Principle:Ggml org Llama cpp Conversion Environment Setup
| Field | Value |
|---|---|
| Principle Name | Conversion Environment Setup |
| Category | Environment Configuration |
| Scope | Dependency management for model conversion pipelines |
| Status | Active |
Overview
Description
Model conversion pipelines transform pre-trained neural network weights from one serialization format to another. These pipelines operate at the intersection of multiple software ecosystems: deep learning frameworks (PyTorch, TensorFlow), tokenizer libraries (SentencePiece, HuggingFace Tokenizers), numerical computation libraries (NumPy), and format-specific serialization tools. Ensuring that all these dependencies are installed at compatible versions is a prerequisite for reliable, reproducible conversion.
Dependency management in this context addresses several concerns:
- Version compatibility: ML libraries evolve rapidly. A model saved with one version of a framework may require specific API surfaces or tensor formats that differ across versions. Pinning dependencies to tested version ranges prevents subtle numerical or structural errors during conversion.
- Platform portability: Conversion pipelines may run on heterogeneous hardware (CPU-only servers, GPU workstations, CI/CD runners). Dependencies must be specified in a way that accommodates platform-specific builds, such as CPU-only PyTorch wheels or architecture-specific packages for s390x.
- Reproducibility: Identical dependency environments should produce identical conversion outputs. This is critical when validating converted models against reference outputs, since even minor floating-point differences introduced by different library versions can cascade through softmax and normalization layers.

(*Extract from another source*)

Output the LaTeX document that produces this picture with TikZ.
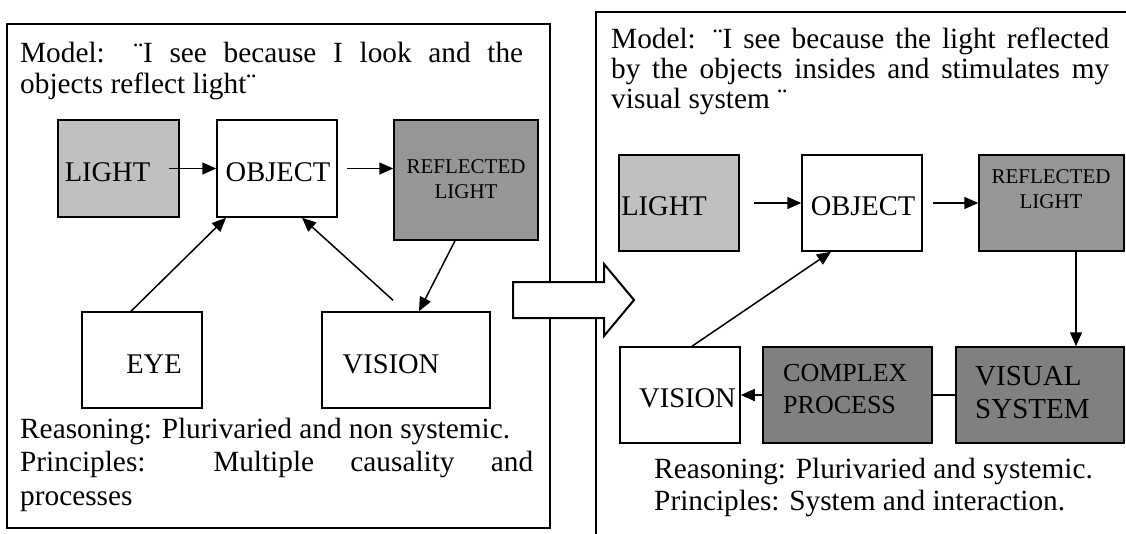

- Minimal footprint: Conversion does not require training infrastructure. Dependencies should be scoped to inference and serialization needs, avoiding unnecessary packages that increase installation time and attack surface.
Usage
Before running any model conversion script, establish a clean Python environment with all required dependencies installed at compatible versions. This typically involves:
- Creating an isolated virtual environment (via
venv,conda, or similar) - Installing dependencies from a pinned requirements file
- Verifying that critical imports succeed without error
The specific dependency set varies by conversion target, but the general principle remains: define, pin, and verify dependencies before executing conversion logic.
Theoretical Basis
The theoretical foundation for dependency management in ML conversion pipelines draws from several areas:
Software supply chain integrity requires that all transitive dependencies resolve to known-good versions. In the context of model conversion, the dependency graph typically has this structure:
conversion_script
+-- deep_learning_framework (e.g., torch)
| +-- numerical_library (e.g., numpy)
+-- tokenizer_library (e.g., sentencepiece, transformers)
+-- serialization_library (e.g., gguf, protobuf)
+-- format_reader (e.g., safetensors)
Each layer imposes constraints on the layers below it. For example, a specific version of torch requires a specific range of numpy versions, and the transformers library requires a minimum torch version for its model loading paths.
Numerical determinism is a second concern. Floating-point operations are not associative, and different library versions may use different BLAS backends, different memory layouts, or different algorithm implementations. While conversion primarily involves data reshaping and type casting rather than computation, operations like quantization (q8_0, bf16) and vocabulary extraction depend on library internals that can change between versions.
Separation of concerns dictates that the conversion environment should be distinct from both training and inference environments. Training environments include gradient computation, optimizer state, and distributed communication libraries; inference environments include serving frameworks and hardware-specific runtimes. Conversion environments need only the model-loading and serialization subsets.